Eserin çoğunun basit bir takvimin Arapçaya nakli olduğu anlaşılmaktadır (Ménage, 2005: 83). Karamanlı Nişancı Mehmed Paşa, eseri yazma amacını belirtmemektedir. Ancak, II. Mehmed tarafından her zaman himaye edilen, hatırı sayılır yakınlık gören bir devlet adamı olarak, eseri II. Mehmed’e takdim edildiği de göz önüne alındığında, kendisine verilen görevlere teşekkür etmek amacı taşıdığı düşünülebilir.
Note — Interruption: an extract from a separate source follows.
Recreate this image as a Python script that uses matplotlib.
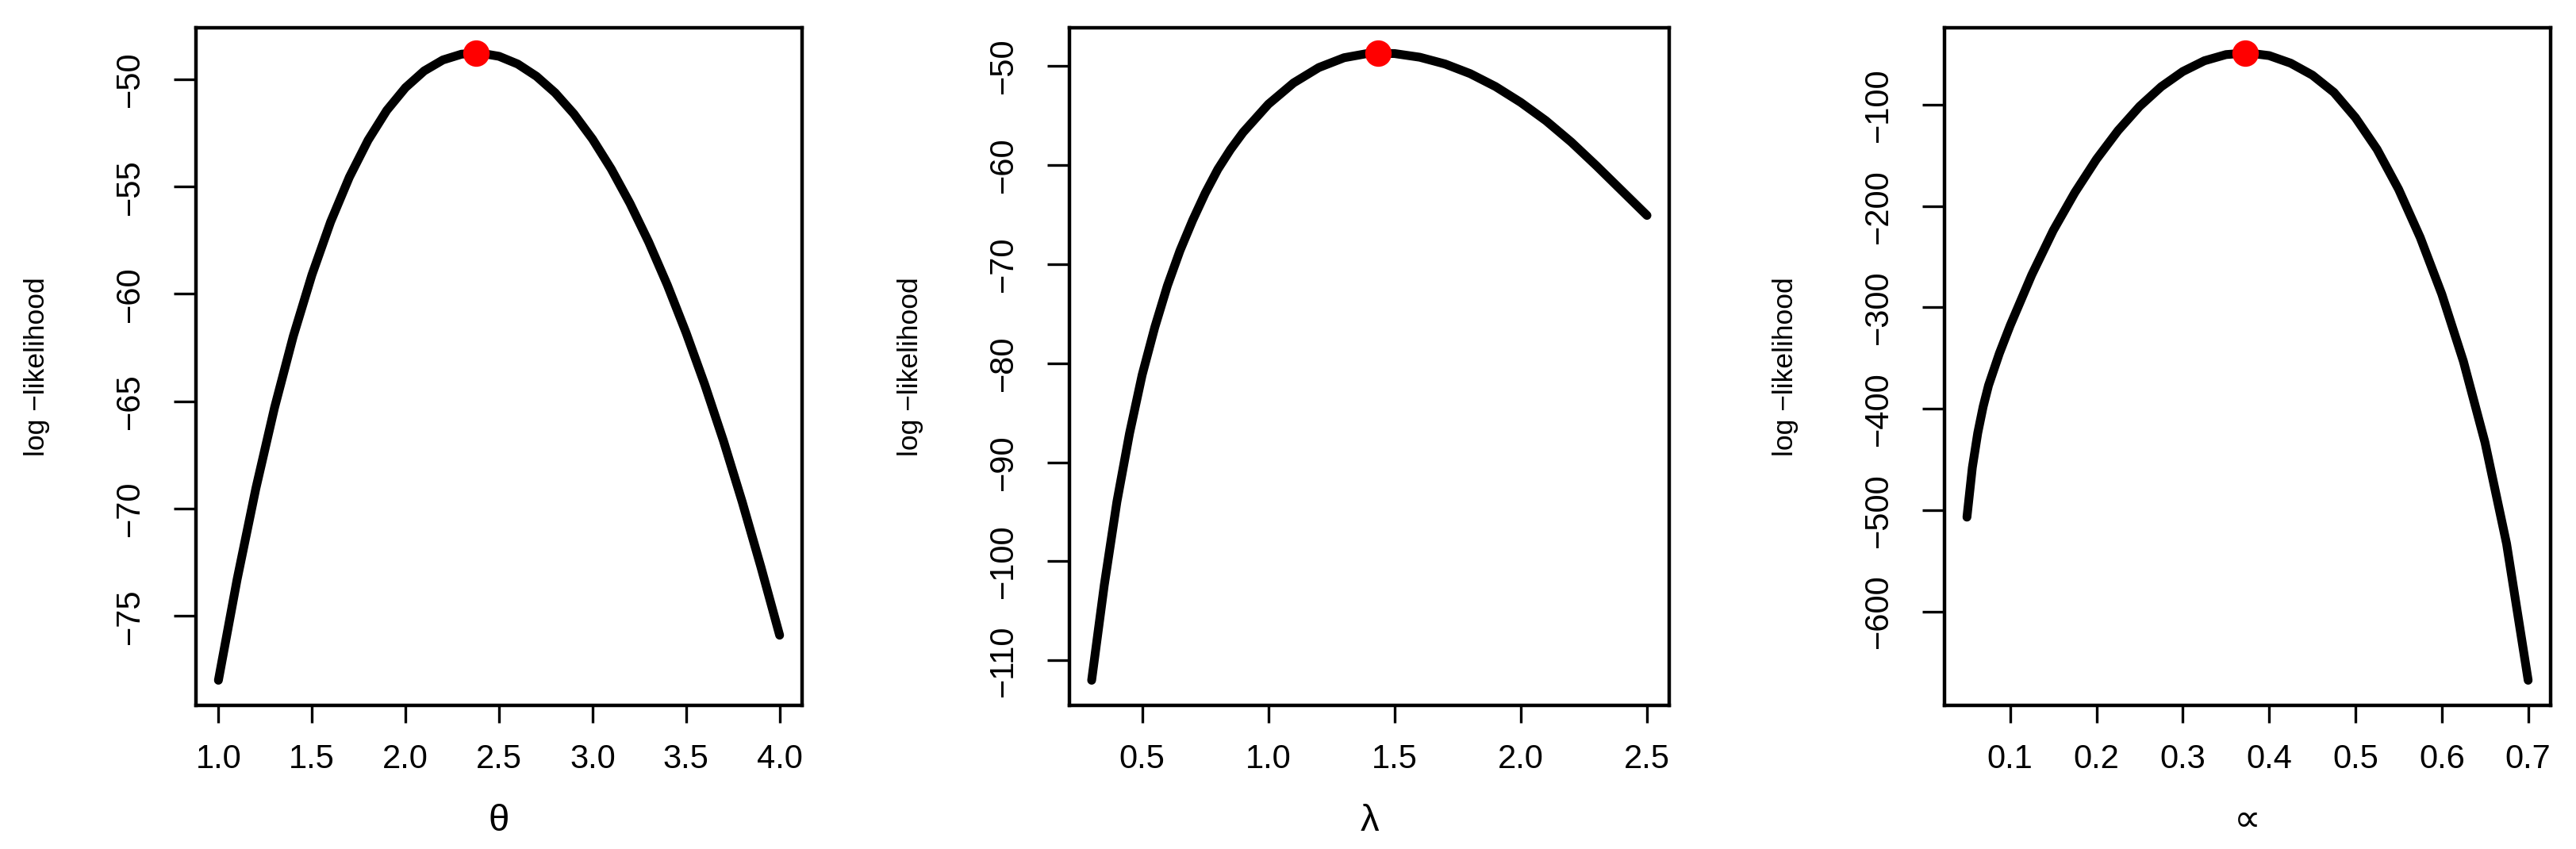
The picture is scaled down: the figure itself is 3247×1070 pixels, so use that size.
import matplotlib
matplotlib.use('Agg')
import matplotlib.pyplot as plt

plt.rcParams['font.family'] = ['Liberation Sans', 'DejaVu Sans']

# panel 1: theta
theta = [1.0, 1.1, 1.2, 1.3, 1.4, 1.5, 1.6, 1.7, 1.8, 1.9, 2.0, 2.1, 2.2, 2.3, 2.4,
         2.5, 2.6, 2.7, 2.8, 2.9, 3.0, 3.1, 3.2, 3.3, 3.4, 3.5, 3.6, 3.7, 3.8, 3.9, 4.0]
ll_theta = [-78.0, -73.3, -69.07, -65.3, -61.98, -59.11, -56.64, -54.56, -52.84, -51.45,
            -50.39, -49.61, -49.10, -48.83, -48.78, -48.93, -49.29, -49.86, -50.63, -51.61,
            -52.79, -54.18, -55.78, -57.58, -59.59, -61.81, -64.23, -66.85, -69.69, -72.72,
            -75.9]
theta_hat, ll_theta_hat = 2.375, -48.77

# panel 2: lambda
lam = [0.3, 0.35, 0.4, 0.45, 0.5, 0.55, 0.6, 0.65, 0.7, 0.75, 0.8, 0.85, 0.9, 1.0, 1.1,
       1.2, 1.3, 1.4, 1.5, 1.6, 1.7, 1.8, 1.9, 2.0, 2.1, 2.2, 2.3, 2.4, 2.5]
ll_lam = [-112.0, -102.4, -94.0, -87.1, -81.2, -76.4, -72.2, -68.65, -65.6, -62.85, -60.44,
          -58.45, -56.72, -53.88, -51.73, -50.18, -49.19, -48.73, -48.77, -49.14, -49.82,
          -50.8, -52.1, -53.7, -55.55, -57.7, -60.1, -62.6, -65.1]
lam_hat, ll_lam_hat = 1.434, -48.7

# panel 3: alpha
alpha = [0.05, 0.05625, 0.0625, 0.06875, 0.075, 0.0875, 0.1, 0.125, 0.15, 0.175, 0.2,
         0.225, 0.25, 0.275, 0.3, 0.325, 0.35, 0.375, 0.4, 0.425, 0.45, 0.475, 0.5, 0.525,
         0.55, 0.575, 0.6, 0.625, 0.65, 0.675, 0.7]
ll_alpha = [-507, -458, -424, -398, -377, -345.5, -318, -268, -224, -186.6, -153.8,
            -125.5, -101.6, -82.2, -67.2, -56.6, -50.5, -48.83, -51.5, -59.0, -70.75, -87.75,
            -112.75, -144.0, -183.5, -231.0, -287.0, -353.25, -433.25, -533.25, -668.0]
alpha_hat, ll_alpha_hat = 0.372, -48.8

xticks = [[1.0, 1.5, 2.0, 2.5, 3.0, 3.5, 4.0],
          [0.5, 1.0, 1.5, 2.0, 2.5],
          [0.1, 0.2, 0.3, 0.4, 0.5, 0.6, 0.7]]
yticks = [[-75, -70, -65, -60, -55, -50],
          [-110, -100, -90, -80, -70, -60, -50],
          [-600, -500, -400, -300, -200, -100]]
xlabels = ['θ', 'λ', '∝']

W, H = 3248, 1070
fig = plt.figure(figsize=(W / 100, H / 100), dpi=100)
boxes = [(247, 1011), (1348, 2104), (2451, 3215)]
top, bottom = 35, 889

panels = [(theta, ll_theta, theta_hat, ll_theta_hat),
          (lam, ll_lam, lam_hat, ll_lam_hat),
          (alpha, ll_alpha, alpha_hat, ll_alpha_hat)]

for i, (x, y, xh, yh) in enumerate(panels):
    l, r = boxes[i]
    ax = fig.add_axes([l / W, (H - bottom) / H, (r - l) / W, (bottom - top) / H])
    ax.plot(x, y, color='black', lw=8, solid_capstyle='round', solid_joinstyle='round')
    ax.plot([xh], [yh], 'o', color='red', markersize=24, markeredgewidth=0, zorder=3)
    ax.margins(0.04)

    ax.set_xticks(xticks[i])
    ax.set_xticklabels(['%.1f' % v for v in xticks[i]])
    ax.set_yticks(yticks[i])
    ax.set_yticklabels([('%d' % v).replace('-', '\u2212') for v in yticks[i]])

    for s in ax.spines.values():
        s.set_linewidth(3.2)
    ax.tick_params(axis='x', direction='out', length=15.8, width=2.4, pad=19, labelsize=30)
    ax.tick_params(axis='y', direction='out', length=20.2, width=2.4, pad=25, labelsize=30,
                   labelrotation=90)
    for t in ax.get_yticklabels():
        t.set_va('center')

    ax.set_xlabel(xlabels[i], fontsize=34)
    ax.xaxis.label.set_va('center')
    ax.xaxis.set_label_coords(0.5, -146 / (bottom - top))
    ax.set_ylabel('log −likelihood', fontsize=25.5)
    ax.yaxis.label.set_va('center')
    ax.yaxis.set_label_coords(-200 / (r - l), 0.5)

fig.savefig('out.png', dpi=100, facecolor='white')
Eserin 2 nüshası bulunmaktadır:

1. Ayasofya Müzesi, Birinci Sultan Mahmud Kütüphanesi, nr. 3204

2. Süleymaniye Kütüphanesi, Âşir Efendi Kitapları, nr. 234 (Konyalı, 1949: 323)
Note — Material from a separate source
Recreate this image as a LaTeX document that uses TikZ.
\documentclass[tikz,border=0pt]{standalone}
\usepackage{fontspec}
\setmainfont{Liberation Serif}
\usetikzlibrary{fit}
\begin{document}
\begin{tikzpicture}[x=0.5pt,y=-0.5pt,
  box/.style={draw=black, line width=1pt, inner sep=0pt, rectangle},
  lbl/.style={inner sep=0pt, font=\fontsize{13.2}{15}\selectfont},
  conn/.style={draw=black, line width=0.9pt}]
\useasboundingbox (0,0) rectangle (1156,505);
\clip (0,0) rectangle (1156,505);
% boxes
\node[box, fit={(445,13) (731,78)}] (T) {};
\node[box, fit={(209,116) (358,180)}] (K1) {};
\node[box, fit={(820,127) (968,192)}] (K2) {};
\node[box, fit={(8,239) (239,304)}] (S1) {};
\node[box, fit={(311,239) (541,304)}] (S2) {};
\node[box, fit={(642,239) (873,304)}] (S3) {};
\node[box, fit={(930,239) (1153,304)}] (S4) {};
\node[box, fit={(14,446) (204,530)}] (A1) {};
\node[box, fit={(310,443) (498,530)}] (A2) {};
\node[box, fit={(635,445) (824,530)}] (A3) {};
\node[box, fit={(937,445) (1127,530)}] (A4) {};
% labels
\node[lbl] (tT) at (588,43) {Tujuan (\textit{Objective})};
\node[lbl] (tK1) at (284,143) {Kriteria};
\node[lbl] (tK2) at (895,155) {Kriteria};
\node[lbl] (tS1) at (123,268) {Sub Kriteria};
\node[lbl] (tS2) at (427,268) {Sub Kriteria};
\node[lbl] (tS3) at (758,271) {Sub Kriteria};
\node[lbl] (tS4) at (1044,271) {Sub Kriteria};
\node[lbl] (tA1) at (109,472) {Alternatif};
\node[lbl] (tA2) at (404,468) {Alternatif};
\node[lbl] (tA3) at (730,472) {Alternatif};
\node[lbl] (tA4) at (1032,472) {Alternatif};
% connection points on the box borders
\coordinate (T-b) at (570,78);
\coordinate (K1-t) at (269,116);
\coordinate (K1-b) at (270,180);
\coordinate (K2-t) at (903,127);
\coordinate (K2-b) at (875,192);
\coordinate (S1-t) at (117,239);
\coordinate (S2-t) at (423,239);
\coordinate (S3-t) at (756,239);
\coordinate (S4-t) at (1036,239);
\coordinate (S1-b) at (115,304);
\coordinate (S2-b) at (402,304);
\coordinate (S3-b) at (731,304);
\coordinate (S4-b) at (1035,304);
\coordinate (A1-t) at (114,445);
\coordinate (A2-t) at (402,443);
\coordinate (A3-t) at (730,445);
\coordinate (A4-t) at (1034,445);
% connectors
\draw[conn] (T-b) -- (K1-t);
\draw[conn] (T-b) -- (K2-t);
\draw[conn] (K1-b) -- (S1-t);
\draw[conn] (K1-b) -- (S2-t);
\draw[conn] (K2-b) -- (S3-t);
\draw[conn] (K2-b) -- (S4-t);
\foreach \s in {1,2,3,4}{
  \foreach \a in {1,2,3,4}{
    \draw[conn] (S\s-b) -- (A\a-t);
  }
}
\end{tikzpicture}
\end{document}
Birtakım ayet, hadis ve özlü sözlerin müellif tarafından titizlikle işlendiği süslü ve akıcı eser, Türklerin Arapça’ya kazandırdıkları önemli eserlerden biri sayılabilir (Konyalı, 1949: 337). Bununla birlikte eser, II. Mehmed devri Osmanlı tarihi için ana kaynak özelliği taşımakta ve sonraki zamanlarda yazılan Rûhî, Kemalpaşazâde, Müneccimbaşı gibi tarihçilerin kaynakları arasında yer almaktadır (Başar, 2002: 412).

Çalışmamızda, İbrahim Hakkı Konyalı tarafından hazırlanarak Arapçadan Türkçeye tercüme edilen Ayasofya Müzesi Nüshası esas alınmıştır: Konyalı (1949).